From 1924 to 1926, Dett served as the president of The National Association of Negro Musicians. Founded in Chicago in 1919, the National Association of Negro Musicians, Inc. is the country’s oldest organization dedicated to the preservation, encouragement and advocacy of all genres of the music of African Americans.
In 1929, he traveled to France to study at the Fontainebleau school of music with Nadia Boulanger and then he earned a Masters of Music degree at the Eastman School of Music in 1932. In 1933 after resigning from the Hampton Institute, he served as the choral conductor for Stromberg-Carlson's NBC radio broadcasts. One of his most praised choral works was then written in 1937, the oratorio The Ordering of Moses. It was conducted by Eugene Goosens on May 7, 1937 with a chorus of 350 and the Cincinnati Symphony Orchestra at the Cincinnati May Music Festival. Dett was Visiting Director of Music at Bennett College in Greensboro, North Carolina began in 1937 and continued to 1942. With this chorus, he toured across Canada and the United States as well as broadcasting on CBS.
Dett joined the United Service Organization as a choral advisor to contribute to the war efforts.
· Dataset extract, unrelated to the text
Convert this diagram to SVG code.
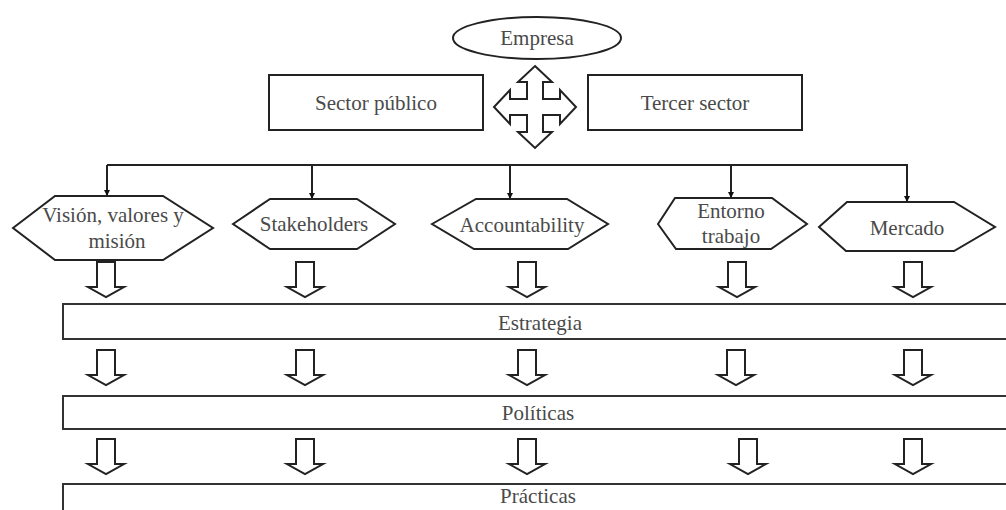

Traveling with this chorus, he died of a heart attack on October 2, 1943 survived by his wife as well as his two daughters. He was buried in the town of his birth at Niagara Falls, Ontario.
The Chapel of the British Methodist Episcopal Church in Niagara Falls, Ontario was named in honour of Robert Nathaniel Dett, who, from 1898 to 1903, was the Church organist. The church was designated a National Historic Site of Canada in 2001.

Legacy

Dett is remembered most for his work in combining the music of the European Romantics with the American spiritual. The music of Robert Nathaniel Dett is still performed today. Canada's Nathaniel Dett Chorale bears his name and performs his music as well as other composers of African descent. The chorale is one of many that has recorded his music.
Late in his career, his style was removed from his earlier neo-romantic works as he adopted more contemporary idioms. In this later period, he wrote piano suites such as American Ordering of Moses (1937), Tropic Winter (1938), and Eight Bible Vignettes (1941–1943)—his final piano suite.